El que compró el tour 25 ciudades en 21 días
Hay lugares del mundo que quedan lejos. Lejísimos. Entonces, para amortizar el pasaje y sacarle el máximo provecho al dinerillo invertido, algunos viajeros compran tours que desafían a Einstein proponiendo revolucionarias formas de redefinir la relación entre tiempo y espacio. Recorren el Museo del Louvre a las patadas. Se empastan contra el cardumen de japoneses que tiraniza la contemplación de La Gioconda (en el apuro, pasan por al lado de La Virgen de las rocas, obra maestra de Leonardo Da Vinci, sin siquiera percatarse). Van al baño cuando el guía da permiso para ir al baño, comen cuando el guía dice que hay que comer y en el restaurante contratando por la agencia de turismo para tal fin. Se la pasan subiendo y bajando de buses turísticos. A la izquierda la puerta de Brandenburgo (click!), a la derecha el Vaticano (click!). Despiertan con sobresaltos en medio de la noche, preguntándose dónde están y cómo llegaron ahí. Se quedan con las ganas de hacer todo lo que no les está permitido hacer para no retrasar al resto del grupo. Invaden tiendas de souvenir comprando algo, cualquier cosa, que les recuerde al regresar a casa que pasaron por esa ciudad. Sacan fotos de obras de arte, monumentos y otras curiosidades que más tarde, una vez de regreso en su casa, no logran evocar qué son.
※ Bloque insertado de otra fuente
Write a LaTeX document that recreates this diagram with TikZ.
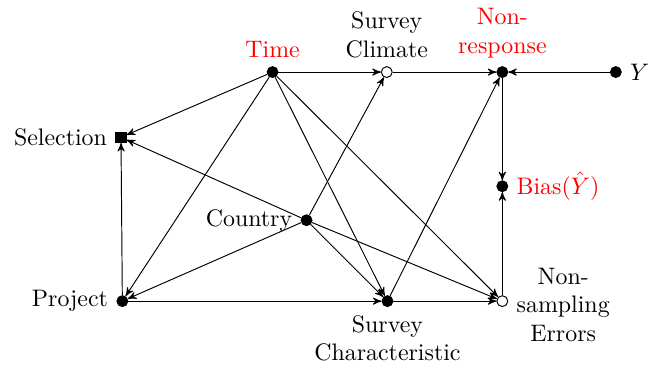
\documentclass[tikz,border=0pt]{standalone}
\usepackage{amsmath,amssymb}
\usepackage{tikz}
\usetikzlibrary{arrows,positioning}
\usepackage{xcolor}

\tikzset{
  obs/.style={circle,fill=black,draw=black,inner sep=0pt,minimum size=0.16cm},
  latent/.style={circle,fill=white,draw=black,inner sep=0pt,minimum size=0.16cm},
  sel/.style={rectangle,fill=black,draw=black,inner sep=0pt,minimum size=0.15cm},
  red label/.style={text=red},
}

\begin{document}
\begin{tikzpicture}[>=stealth', thin]
\useasboundingbox (0,0) rectangle (9.71,-5.47);

\node[obs, label={[red label]above:Time}] (time) at (4.01,-1.06) {};
\node[latent, label={[align=center]above:Survey\\Climate}] (climate) at (5.69,-1.06) {};
\node[obs, label={[red label,align=center]above:Non-\\response}] (nonresp) at (7.39,-1.06) {};
\node[obs, label=right:$Y$] (y) at (9.06,-1.06) {};
\node[sel, label=left:Selection] (selection) at (1.78,-2.02) {};
\node[obs, label={[red label]right:Bias$(\hat{Y})$}] (bias) at (7.39,-2.74) {};
\node[obs, label=left:Country] (country) at (4.51,-3.24) {};
\node[obs, label=left:Project] (project) at (1.80,-4.43) {};
\node[obs, label={[align=center]below:Survey\\Characteristic}] (survchar) at (5.70,-4.43) {};
\node[latent, label={[align=center,yshift=-1.5pt]right:Non-\\sampling\\Errors}] (nonsamp) at (7.39,-4.43) {};

\draw[->] (time) -- (climate);
\draw[->] (climate) -- (nonresp);
\draw[->] (y) -- (nonresp);
\draw[->] (time) -- (selection);
\draw[->] (time) -- (project);
\draw[->] (time) -- (survchar);
\draw[->] (time) -- (nonsamp);
\draw[->] (project) -- (selection);
\draw[->] (project) -- (survchar);
\draw[->] (survchar) -- (nonsamp);
\draw[->] (survchar) -- (nonresp);
\draw[->] (country) -- (climate);
\draw[->] (country) -- (project);
\draw[->] (country) -- (selection);
\draw[->] (country) -- (survchar);
\draw[->] (country) -- (nonsamp);
\draw[->] (nonresp) -- (bias);
\draw[->] (nonsamp) -- (bias);
\end{tikzpicture}
\end{document}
Piensan que vieron pirámides en Rumania, bailaron Zorba en Egipto y temieron la presencia de Vlad III El Empalador (alias Conde Drácula) en Grecia. De regreso a casa, no hacen otra cosa que esperar las próximas vacaciones, para descansar de esta estresante y agotadora experiencia.



El viajero lagarto
El tipo está cansado. Labura todo el año como un burro, llegan las vacaciones y no quiere hacer otra cosa que ponerse culo para arriba al sol en algún montículo de arena, a escasos metros del mar. Según el presupuesto podrá disfrutar de una playa mediterránea paradisíaca, comprará un paquete para ir al Caribe en temporada baja, cambiará pesos por reales o derrapará en cualquier rincón de la costa bonaerense. Arena y mar, el resto da lo mismo. Se levanta temprano y arranca cargando la heladerita: unos packs de cerveza, fiambre, una botellita de agua para hidratarse. Si tiene nivel, pagó un all inclusive en algún pobrísimo pero paradisíaco país caribeño. Ojotas, piluso, protector solar. Un libro de Osho o de Stamateas, una revista de crucigramas (no todo es dencansar, che). Las señoras y señoritas meten panza y arquean la cintura con disimulo, para modelar la silueta. Los ojos de los muchachos fisgonean con avidez, a salvo detrás de los cristales ahumados de un par de anteojos de sol. Dormir y dormitar se convierten en una misma cosa. Los días transcurren idénticos, invariables. Al amanecer, a la playa. Almuerzo temprano. Después de comer: siesta. Leer un rato, caminar por la orilla, siesta para recuperar energías. Cae el sol: ducha y a caminar por “el centro”. Estallan las heladerías y las salas de jueguitos. Antes de dormir, sacude bien las sábanas porque nada lo irrita más que un granito de arena en la cama. El viajero lagarto descansa y descansa. Piensa en los compañeros de trabajo, en la oficina con el aire acondicionado al mango, mientras él chupa los últimos hielitos de una caipirinha. Y se dice a sí mismo, satisfecho: esto es vida. Por lo menos 15 días en 365, entre tanta jarana y sinrazón, hay una recompensa: esto es vida.